Jeff and Jackie Brandhurst from Missouri sat across from Matt O’Keefe and Susan Ecker from Massachusetts, sharing food and conversation. Both had completed Rooted on tandem gravel bikes. The Brandhursts do about a dozen gravel events around the Midwest annually. This was their first year doing Rooted. “The scenery was to die for, and the hills to die on,” joked Jeff. “Vermont and Rooted exceeded our expectations. We are definitely coming back and bringing friends.”
Ecker agreed. “We love being in Vermont, and every time we come to ride here, we are always left asking, ‘Why don’t we live here?’ ” The couple travels to Vermont each year from the Boston area for several cycling events.
Californian Terrell Anderson gushed about Rooted as well. He and his college roommate skipped their college reunion to travel to Vermont and do Rooted. “This is where you come to do gravel riding, and when we saw Rooted, we just couldn’t pass up the opportunity,” said Andersen.
Anderson and his cycling partner extended their stay to hit the groad (gravel + road) the next morning, riding up to Greensboro. “Our goal is to hit as many breweries along the way and touch as little pavement as possible along the way. I have a feeling that is not going to be a problem.”
For the Kings, and their dozens of local volunteers, the event was an overwhelming success. Something they had not completely envisioned just a few months back when they had decided to pull the event together. “Year one exceeded our expectations in every way,” said Laura. “To have everything fall into place in year one is a blessing, and we also have so much gratitude to the people who contributed to the day.”

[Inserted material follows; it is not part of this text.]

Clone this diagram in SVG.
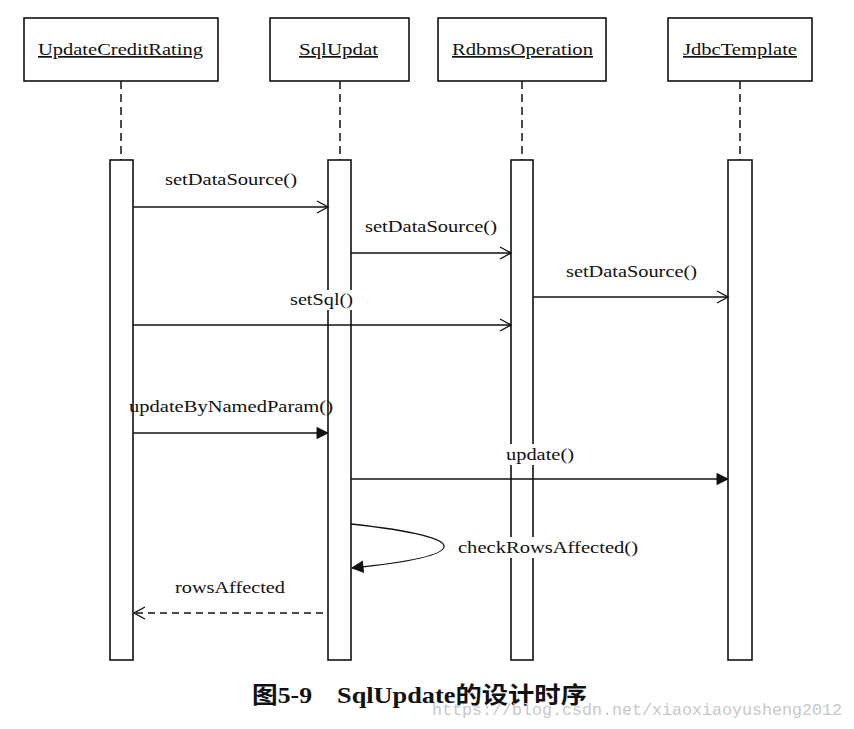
<svg xmlns="http://www.w3.org/2000/svg" width="854" height="729" viewBox="0 0 854 729">
<style>
.box{fill:#fff;stroke:#111;stroke-width:1.6}
.bar{fill:#fff;stroke:#111;stroke-width:1.6}
.life{stroke:#111;stroke-width:1.5;stroke-dasharray:8 5;fill:none}
.msg{stroke:#111;stroke-width:1.3;fill:none}
.ret{stroke:#111;stroke-width:1.3;fill:none;stroke-dasharray:7 5}
.t{font-family:"Liberation Serif","Times New Roman",serif;font-size:17px;fill:#111}
.name{font-family:"Liberation Serif","Times New Roman",serif;font-size:17px;fill:#111;text-decoration:underline}
.bg{fill:#fff}
.cap{font-family:"Liberation Serif","Noto Sans CJK SC",serif;font-size:23px;font-weight:bold;fill:#111}
.wm{font-family:"Liberation Mono","DejaVu Sans Mono",monospace;font-size:17px;fill:#c8c8c8}
</style>
<defs>
<marker id="open" markerWidth="14" markerHeight="14" refX="12" refY="7" orient="auto" markerUnits="userSpaceOnUse">
<path d="M1,1 L12,7 L1,13" fill="none" stroke="#111" stroke-width="1.4"/>
</marker>
<marker id="fill" markerWidth="14" markerHeight="14" refX="12" refY="7" orient="auto" markerUnits="userSpaceOnUse">
<path d="M1,1.5 L12,7 L1,12.5 Z" fill="#111" stroke="#111" stroke-width="1"/>
</marker>
</defs>

<g id="UpdateCreditRating">
<rect class="box" x="24" y="18" width="194" height="63"/>
<line class="life" x1="121" y1="81" x2="121" y2="160"/>
<rect class="bar" x="110" y="160" width="23" height="500"/>
<text class="name" x="38" y="55" textLength="165" lengthAdjust="spacingAndGlyphs">UpdateCreditRating</text>
</g>
<g id="SqlUpdat">
<rect class="box" x="270" y="18" width="139" height="63"/>
<line class="life" x1="340" y1="81" x2="340" y2="160"/>
<rect class="bar" x="328" y="160" width="23" height="500"/>
<text class="name" x="299" y="55" textLength="79" lengthAdjust="spacingAndGlyphs">SqlUpdat</text>
</g>
<g id="RdbmsOperation">
<rect class="box" x="438" y="18" width="168" height="63"/>
<line class="life" x1="522" y1="81" x2="522" y2="160"/>
<rect class="bar" x="511" y="160" width="22" height="500"/>
<text class="name" x="452" y="55" textLength="141" lengthAdjust="spacingAndGlyphs">RdbmsOperation</text>
</g>
<g id="JdbcTemplate">
<rect class="box" x="668" y="18" width="144" height="63"/>
<line class="life" x1="740" y1="81" x2="740" y2="160"/>
<rect class="bar" x="728" y="160" width="24" height="500"/>
<text class="name" x="683" y="55" textLength="114" lengthAdjust="spacingAndGlyphs">JdbcTemplate</text>
</g>

<g id="connectors">
<line class="msg" x1="133" y1="207" x2="328" y2="207" marker-end="url(#open)"/>
<text class="t" x="165" y="185" textLength="132" lengthAdjust="spacingAndGlyphs">setDataSource()</text>

<line class="msg" x1="351" y1="253" x2="511" y2="253" marker-end="url(#open)"/>
<text class="t" x="365" y="232" textLength="132" lengthAdjust="spacingAndGlyphs">setDataSource()</text>

<line class="msg" x1="533" y1="297" x2="728" y2="297" marker-end="url(#open)"/>
<text class="t" x="566" y="277" textLength="131" lengthAdjust="spacingAndGlyphs">setDataSource()</text>

<line class="msg" x1="133" y1="325" x2="511" y2="325" marker-end="url(#open)"/>
<rect class="bg" x="289" y="290" width="66" height="20"/>
<text class="t" x="290" y="305" textLength="63" lengthAdjust="spacingAndGlyphs">setSql()</text>

<line class="msg" x1="133" y1="433" x2="328" y2="433" marker-end="url(#fill)"/>
<text class="t" x="129" y="412" textLength="204" lengthAdjust="spacingAndGlyphs">updateByNamedParam()</text>

<line class="msg" x1="351" y1="479" x2="728" y2="479" marker-end="url(#fill)"/>
<rect class="bg" x="504" y="444" width="72" height="21"/>
<text class="t" x="506" y="460" textLength="68" lengthAdjust="spacingAndGlyphs">update()</text>

<path class="msg" d="M351,524 C480,538 470,556 352,568" marker-end="url(#fill)"/>
<rect class="bg" x="456" y="537" width="184" height="21"/>
<text class="t" x="458" y="553" textLength="180" lengthAdjust="spacingAndGlyphs">checkRowsAffected()</text>

<line class="ret" x1="323" y1="613" x2="134" y2="613" marker-end="url(#open)"/>
<text class="t" x="175" y="593" textLength="110" lengthAdjust="spacingAndGlyphs">rowsAffected</text>
</g>

<text class="cap" x="252" y="703" textLength="60" lengthAdjust="spacingAndGlyphs">图5-9</text>
<text class="cap" x="337" y="703" textLength="250" lengthAdjust="spacingAndGlyphs">SqlUpdate的设计时序</text>
<text class="wm" x="432" y="715" textLength="410" lengthAdjust="spacingAndGlyphs">https://blog.csdn.net/xiaoxiaoyusheng2012</text>
</svg>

Whether gravel events like Rooted and Rasputitsa (and cycling in general) ever grow to rival skiing in Vermont as an economic engine remains to be seen. But it’s clear that their impact on the local economy is growing in a very Vermont way — organically. “It really has been a bit of a sea shift in cycling,” said Gene, owner of Belgen Cycles in Richmond. “I can’t recall the last time I sold a road bike. Everything is either a gravel or mountain bike, people wanting to get dirt under their tires. And in my mind, it doesn’t get any more Vermont than that.”